Yes, that's my point. It's a lot of extra complexity that shouldn't have been necessary.
UbarDPS wrote:It's quite a bit more elegant than the approach Apple uses to run Classic applications.
Apple used virtualization to run Classic apps on the PPC versions of OS X. Microsoft is using virtualization to implement "XP mode" in Windows 7. This is off-topic though, as it is more about running apps for an older and much different version of the OS on the current version. UBs don't help with that.
UbarDPS wrote:Universal Binaries are a waste of disk space, especially when lots of vendors use them, when you have have something made to runon 3 architectures, but you only use on.
It's a tradeoff, but IMO a good one. Disk space is cheap. User and developer time is not.
UbarDPS wrote:Apple had to make Universal Binaries because they completely switched platforms. Windows never really did that.
Sure it did. NT was originally available for x86, Alpha, MIPS, and PPC. More recently, the first 64-bit version of Windows was for Itanium.
UbarDPS wrote:x64 is backward compatible
Yes, so why is it that Win32 and Win64 binaries are
incompatible?
Consider how DLL loading works in Windows... Let's say a 64-bit process wants to load some system library.
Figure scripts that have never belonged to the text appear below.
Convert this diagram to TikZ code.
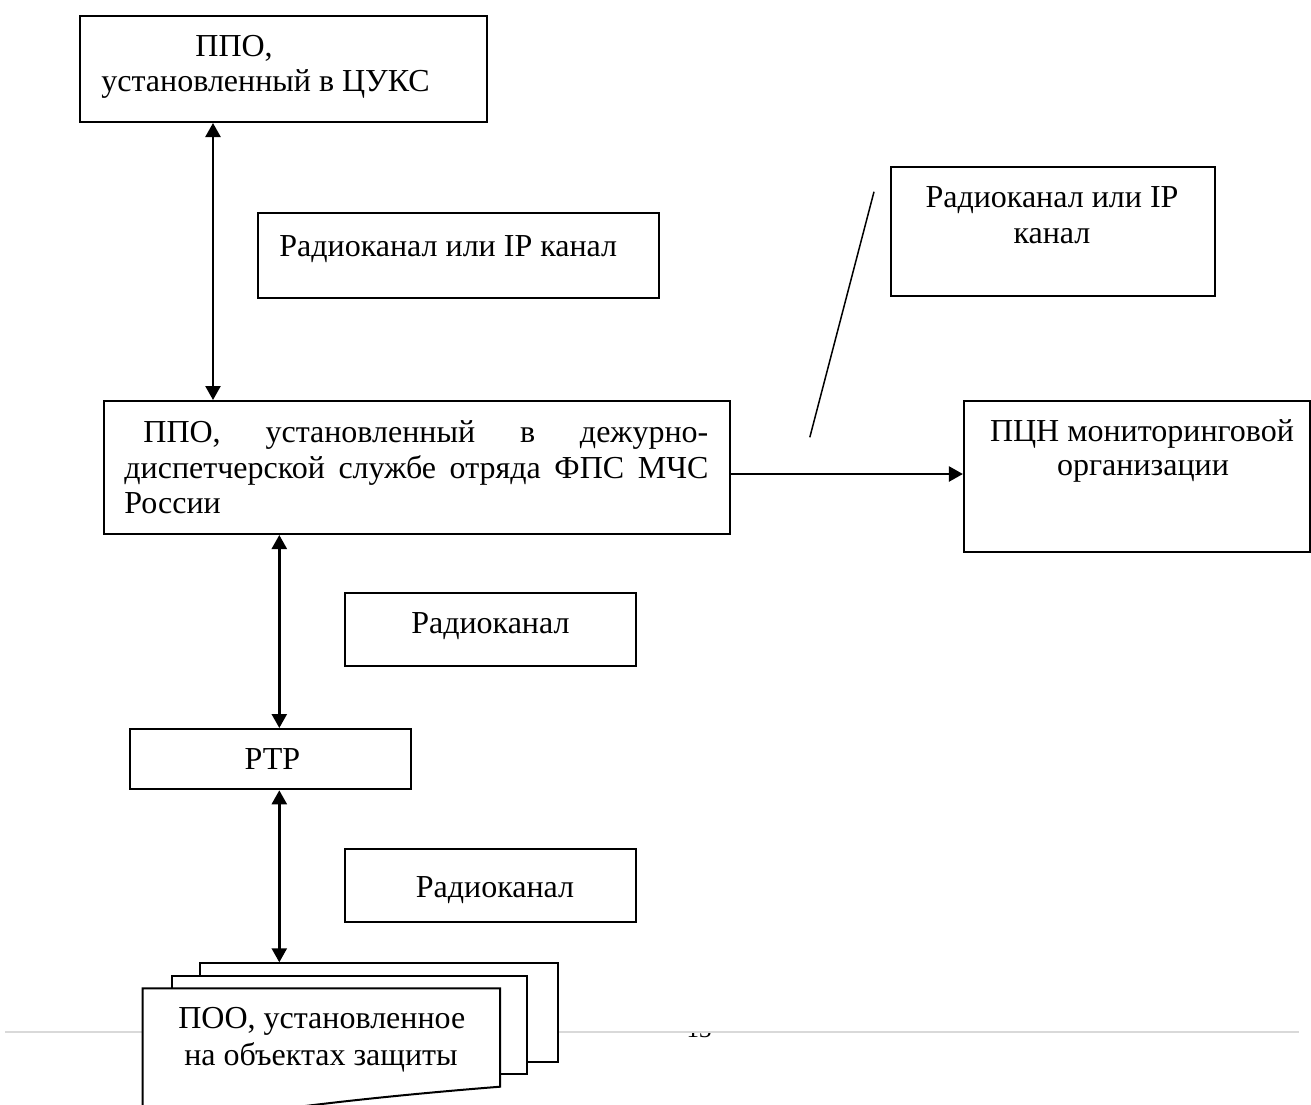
\documentclass[tikz,border=0pt]{standalone}
\usepackage{fontspec}
\setmainfont{Liberation Serif}
\usetikzlibrary{arrows.meta,fit}
\tikzset{
  box/.style={draw=black, line width=1pt, fill=white, inner sep=0pt},
  txt/.style={inner sep=0pt, anchor=base, font=\fontsize{16pt}{19pt}\selectfont},
  txtw/.style={txt, anchor=base west},
  arr/.style={line width=1.2pt, {Triangle[length=7pt,width=7.5pt]}-{Triangle[length=7pt,width=7.5pt]}},
  arrone/.style={line width=1.2pt, -{Triangle[length=7pt,width=7.5pt]}},
  thin line/.style={line width=0.75pt},
  sep line/.style={draw=black!15, line width=1.1pt}
}
\begin{document}
\begin{tikzpicture}[x=0.5pt, y=-0.5pt]
\clip (0,0) rectangle (1311,1104);
\fill[white] (0,0) rectangle (1311,1104);

% page separator and clipped page number
\coordinate (sepL) at (5,1032);
\coordinate (sepR) at (1299,1032);
\draw[sep line] (sepL) -- (sepR);
\begin{scope}
  \clip (675,1033.5) rectangle (725,1041);
  \node[inner sep=0pt, anchor=base, font=\fontsize{12.5pt}{14pt}\selectfont] (pg) at (699,1037.5) {13};
\end{scope}

% boxes
\node[box, fit={(80,16) (487,122)}] (cuks) {};
\node[box, fit={(258,213) (659,298)}] (lab1) {};
\node[box, fit={(104,401) (730,534)}] (mid) {};
\node[box, fit={(890.7,167.3) (1214.5,295.7)}] (lab4) {};
\node[box, fit={(963.9,400.7) (1310,551.7)}] (pcn) {};
\node[box, fit={(344.6,592.7) (635.5,666)}] (lab2) {};
\node[box, fit={(130.3,729) (411,789.3)}] (rtr) {};
\node[box, fit={(344.6,849) (635.5,921.7)}] (lab3) {};

% stacked documents
\node[box, fit={(199.5,963.3) (558,1061.7)}] (poo3) {};
\node[box, fit={(171.7,976) (527,1074)}] (poo2) {};
\draw[box] (142.7,988.3) -- (500,988.3) -- (500,1086.7)
  .. controls (420,1093) and (330,1102) .. (260,1112)
  .. controls (210,1119) and (170,1120) .. (142.7,1114) -- cycle;

% texts
\node[txtw] (t1a) at (195,56) {ППО,};
\node[txtw] (t1b) at (101,91) {установленный в ЦУКС};
\node[txtw] (t2) at (279,256) {Радиоканал или IP канал};
\node[txtw] (t3a) at (143,442) {\makebox[282.5pt][s]{ППО, установленный в дежурно-}};
\node[txtw] (t3b) at (124,478) {\makebox[292pt][s]{диспетчерской службе отряда ФПС МЧС}};
\node[txtw] (t3c) at (124,513.5) {России};
\node[txt] (t4a) at (1052,207.7) {Радиоканал или IP};
\node[txt] (t4b) at (1052,243.3) {канал};
\node[txt] (t5a) at (1142,441.7) {ПЦН мониторинговой};
\node[txt] (t5b) at (1143,475) {организации};
\node[txt] (t6) at (490.4,633.3) {Радиоканал};
\node[txt] (t7) at (272.4,769) {РТР};
\node[txt] (t8) at (495,897) {Радиоканал};
\node[txt] (t9a) at (321.8,1028.3) {ПОО, установленное};
\node[txt] (t9b) at (321,1065) {на объектах защиты};

% connectors
\coordinate (xa) at (213,0);
\coordinate (xb) at (279.3,0);
\coordinate (yh) at (0,474);
\draw[arr] (cuks.south -| xa) -- (mid.north -| xa);
\draw[arr] (mid.south -| xb) -- (rtr.north -| xb);
\draw[arr] (rtr.south -| xb) -- (poo3.north -| xb);
\draw[arrone] (mid.east |- yh) -- (pcn.west |- yh);
\coordinate (slA) at (874,191.7);
\coordinate (slB) at (809.8,437.3);
\draw[thin line] (slA) -- (slB);
\end{tikzpicture}
\end{document}
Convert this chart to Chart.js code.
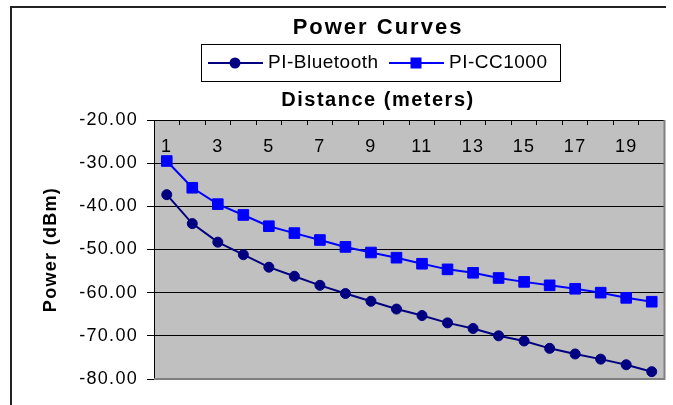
<!DOCTYPE html>
<html lang="en">
<head>
    <meta charset="UTF-8">
    <title>Power Curves</title>
<script src="https://cdn.jsdelivr.net/npm/chart.js@4.4.0/dist/chart.umd.min.js"></script>
<style>
    body { margin: 0; background: #fff; font-family: "Liberation Sans", Arial, sans-serif; }
    #wrap { position: relative; width: 673px; height: 405px; overflow: hidden; }
    #frame { position: absolute; left: 10px; top: 6px; width: 654px; height: 420px;
             border-left: 2px solid #222; border-top: 2px solid #222; }
    .txt { position: absolute; white-space: nowrap; color: #000; }
    #title { left: 378px; top: 16px; transform: translateX(-50%); font-size: 22px; line-height: 22px;
             font-weight: bold; letter-spacing: 2px; }
    #xtitle { left: 378px; top: 89px; transform: translateX(-50%); font-size: 20px; line-height: 20px;
              font-weight: bold; letter-spacing: 1.5px; }
    #legend { position: absolute; left: 201px; top: 44px; width: 360px; height: 38px;
              box-sizing: border-box; border: 1px solid #000; background: #fff; }
    .lg { position: absolute; top: 7px; font-size: 19px; line-height: 19px; letter-spacing: 0.5px; }
    .sym { position: absolute; top: 11px; }
</style>
</head>
<body>
<div id="wrap">
    <div id="frame"></div>
    <canvas id="myChart" width="673" height="405" style="position:absolute;left:0;top:0"></canvas>
    <div class="txt" id="title">Power Curves</div>
    <div id="legend">
        <svg class="sym" style="left:6px" width="55" height="14">
            <line x1="0" y1="7" x2="55" y2="7" stroke="#000080" stroke-width="2"/>
            <circle cx="27" cy="7" r="5.5" fill="#000080"/>
        </svg>
        <span class="lg" style="left:66px">PI-Bluetooth</span>
        <svg class="sym" style="left:187px" width="55" height="14">
            <line x1="0" y1="7" x2="55" y2="7" stroke="#0000FF" stroke-width="2"/>
            <rect x="21.5" y="1.5" width="11" height="11" fill="#0000FF"/>
        </svg>
        <span class="lg" style="left:247px">PI-CC1000</span>
    </div>
    <div class="txt" id="xtitle">Distance (meters)</div>
</div>
<script>
    // 데이터
    const distance = ['1', '2', '3', '4', '5', '6', '7', '8', '9', '10',
                      '11', '12', '13', '14', '15', '16', '17', '18', '19', '20'];
    const piBluetooth = [-37.3, -44.0, -48.3, -51.2, -54.1, -56.2, -58.3, -60.2, -62.0, -63.8,
                         -65.3, -67.0, -68.3, -70.0, -71.2, -72.9, -74.2, -75.4, -76.7, -78.3];
    const piCC1000 = [-29.5, -35.7, -39.5, -42.0, -44.6, -46.2, -47.8, -49.4, -50.7, -51.9,
                      -53.3, -54.6, -55.4, -56.6, -57.5, -58.3, -59.1, -60.0, -61.2, -62.1];
    const yMin = -80, yMax = -20, yStep = 10;

    const fontFam = '"Liberation Sans", Arial, sans-serif';

    // 회색 플롯 배경 + 오른쪽/아래 회색 테두리
    const plotBg = {
        id: 'plotBg',
        beforeDraw(chart) {
            const c = chart.ctx, a = chart.chartArea;
            c.letterSpacing = '1.3px'; // 엑셀 글자가 좀 넓어서
            c.save();
            c.fillStyle = '#C0C0C0';
            c.fillRect(a.left, a.top, a.right - a.left, a.bottom - a.top);
            c.restore();
        },
        beforeDatasetsDraw(chart) {
            const c = chart.ctx, a = chart.chartArea;
            c.save();
            c.strokeStyle = '#808080';
            c.lineWidth = 2;
            c.beginPath();
            c.moveTo(a.right, a.top);
            c.lineTo(a.right, a.bottom);
            c.lineTo(a.left, a.bottom);
            c.stroke();
            c.restore();
        }
    };

const ctx = document.getElementById('myChart').getContext('2d');
const myChart = new Chart(ctx, {
    type: 'line',
    data: {
        labels: distance,
        datasets: [{
            label: 'PI-Bluetooth',
            data: piBluetooth,
            borderColor: '#000080',
            backgroundColor: '#000080',
            borderWidth: 2,
            pointStyle: 'circle',
            pointRadius: 5,
            pointBorderWidth: 1,
            tension: 0
        }, {
            label: 'PI-CC1000',
            data: piCC1000,
            borderColor: '#0000FF',
            backgroundColor: '#0000FF',
            borderWidth: 2,
            pointStyle: 'rect',
            pointRadius: 7.5,
            pointBorderWidth: 1,
            tension: 0
        }]
    },
    options: {
        responsive: false,
        animation: false,
        layout: { padding: { left: 30, top: 100, right: 8, bottom: 26 } },
        plugins: {
            legend: { display: false },
            tooltip: { enabled: false }
        },
        scales: {
            x: {
                position: 'top',
                offset: true,
                ticks: {
                    autoSkip: false,
                    maxRotation: 0,
                    mirror: true, // 라벨을 플롯 안쪽으로
                    padding: 16,
                    color: '#000',
                    font: { family: fontFam, size: 18 },
                    callback: function(v, i) { return i % 2 === 0 ? this.getLabelForValue(v) : ''; }
                },
                grid: { offset: true, drawOnChartArea: false, tickLength: -5, tickColor: '#000' },
                border: { color: '#000', width: 1 },
                afterFit: function(s) { s.height = 20; }
            },
            y: {
                min: yMin,
                max: yMax,
                ticks: {
                    stepSize: yStep,
                    padding: 9,
                    color: '#000',
                    font: { family: fontFam, size: 18 },
                    callback: function(v) { return v.toFixed(2); }
                },
                grid: {
                    color: function(c) { return c.tick && c.tick.value === yMin ? '#808080' : '#000'; },
                    tickColor: '#000',
                    tickLength: 7
                },
                border: { color: '#000', width: 1 },
                title: {
                    display: true,
                    text: 'Power (dBm)',
                    color: '#000',
                    font: { family: fontFam, size: 18, weight: 'bold' },
                    padding: { top: 10, bottom: 0 }
                },
                afterFit: function(s) { s.width = 124; }
            }
        }
    },
    plugins: [plotBg]
});
</script>
</body>
</html>
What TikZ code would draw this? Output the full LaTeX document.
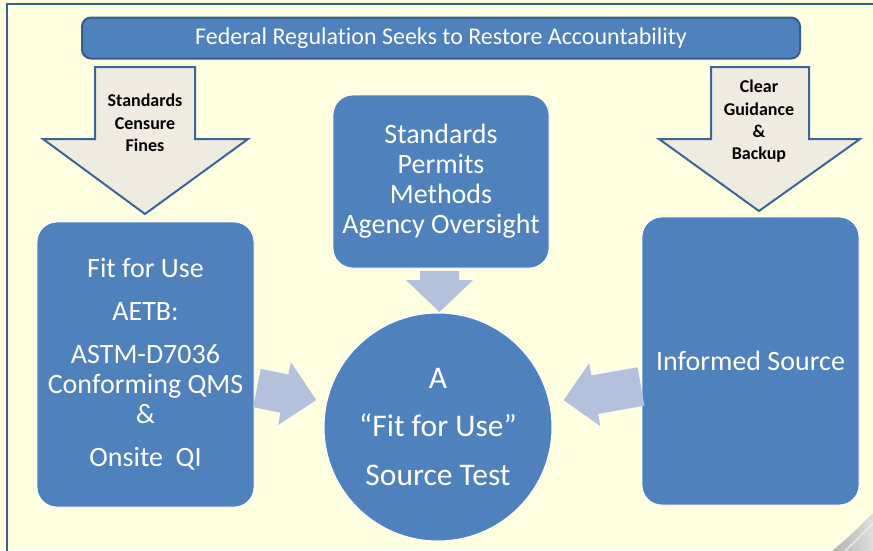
\documentclass[tikz,border=0pt]{standalone}
\usepackage{fontspec}
\setmainfont[Ligatures={TeX,NoCommon}]{Carlito}
\definecolor{paper}{RGB}{254,254,224}
\definecolor{frameblue}{RGB}{60,95,145}
\definecolor{boxblue}{RGB}{79,129,189}
\definecolor{boxedge}{RGB}{56,93,138}
\definecolor{lightarrow}{RGB}{179,193,221}
\definecolor{beige}{RGB}{238,236,225}
\definecolor{beigeedge}{RGB}{62,100,150}
\begin{document}
\begin{tikzpicture}[x=1pt,y=-1pt,
  bluebox/.style={draw=white, line width=0.8pt, fill=boxblue, rounded corners=20pt,
    text=white, align=center, inner sep=0pt},
  bigtext/.style={font=\fontsize{28}{30}\selectfont},
  downarrow/.style={fill=beige, draw=beigeedge, line width=2pt, line join=miter},
  arrowtext/.style={font=\bfseries\fontsize{18}{22.3}\selectfont, align=center, text=black},
  feed/.style={fill=lightarrow}]
\useasboundingbox (0,0) rectangle (873,550);
\fill[paper] (0,0) rectangle (873,550);

% slide frame
\draw[frameblue, line width=2.4pt] (7,560) -- (7,4) -- (880,4);

% banner
\node[draw=boxedge, line width=2pt, fill=boxblue, rounded corners=9pt, inner sep=0pt,
  minimum width=718, minimum height=41, text=white, font=\fontsize{24}{28}\selectfont]
  (banner) at (441,38) {Federal Regulation Seeks to Restore Accountability};

% large labelled arrows under the banner
\draw[downarrow] (95,67) -- (195,67) -- (195,139) -- (248,139) -- (145,214)
  -- (43,139) -- (95,139) -- cycle;
\node[arrowtext] (penalty) at (145,123) {Standards\\Censure\\Fines};
\draw[downarrow] (711,67) -- (809,67) -- (809,139) -- (860,139) -- (759,211)
  -- (659,139) -- (711,139) -- cycle;
\node[arrowtext] (guide) at (759,121.5) {Clear\\Guidance\\\&\\Backup};

% boxes
\node[bluebox, bigtext, minimum width=217, minimum height=285] (fit) at (145.5,364.5)
  {Fit for Use\\[13pt] AETB:\\[13pt] ASTM-D7036\\ Conforming QMS\\ \&\\[13pt] Onsite\ \ QI};
\node[bluebox, bigtext, minimum width=216, minimum height=173] (rules) at (441,181.5)
  {Standards\\Permits\\Methods\\Agency Oversight};
\node[bluebox, bigtext, minimum width=217, minimum height=288] (source) at (750.5,361)
  {Informed Source};

% short feed arrows
\fill[feed] (420,271) -- (459,271) -- (459,280) -- (473,280) -- (439.5,312)
  -- (406,280) -- (420,280) -- cycle;
\begin{scope}[shift={(257,388)}, rotate=-11.5]
  \fill[feed] (0,-19.5) -- (28,-19.5) -- (28,-32) -- (60.5,0) -- (28,32)
    -- (28,19.5) -- (0,19.5) -- cycle;
\end{scope}
\begin{scope}[shift={(641,386.5)}, rotate=190]
  \fill[feed] (0,-19.5) -- (47,-19.5) -- (47,-32) -- (78.5,0) -- (47,32)
    -- (47,19.5) -- (0,19.5) -- cycle;
\end{scope}

% central circle
\node[circle, draw=white, line width=1pt, fill=boxblue, minimum size=228, inner sep=0pt,
  text=white, align=center, font=\fontsize{31.5}{48.5}\selectfont] (test) at (438,427)
  {A\\“Fit for Use”\\Source Test};

% page curl in the corner
\shade[left color=gray!60, right color=gray!25]
  (832,551) .. controls (848,538) and (862,524) .. (874,512) -- (874,551) -- cycle;
\draw[white!85!gray, line width=1.2pt]
  (845,551) .. controls (856,541) and (865,531) .. (874,522);
\end{tikzpicture}
\end{document}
It has to use the 64-bit version of the library. More than likely, it was originally a 32-bit program that was ported to 64-bit, so it is probably going to look for the library with its old name, and in the original directory location (e.g.: c:\windows\system32\foobar.dll). Now you need these two parallel directory trees, one with 32-bit binaries and one with 64-bit binaries, and you need to re-direct all accesses from 32-bit processes.
On Mac OS X, a 64-bit process loads exactly the same library that a 32-bit process would, because the library is a universal binary that contains both the 32-bit and 64-bit versions of the code. No parallel directories, no re-direction of file system requests, no registry shadowing, etc. All of that stuff is a hack around failing to solve this problem in the right part of the system.
This is why .NET assemblies can target "AnyCPU" -- because the .NET guys realized that the old way of doing things was a hack (plus, with IL that gets JITted, it would be crazy not to do it this way).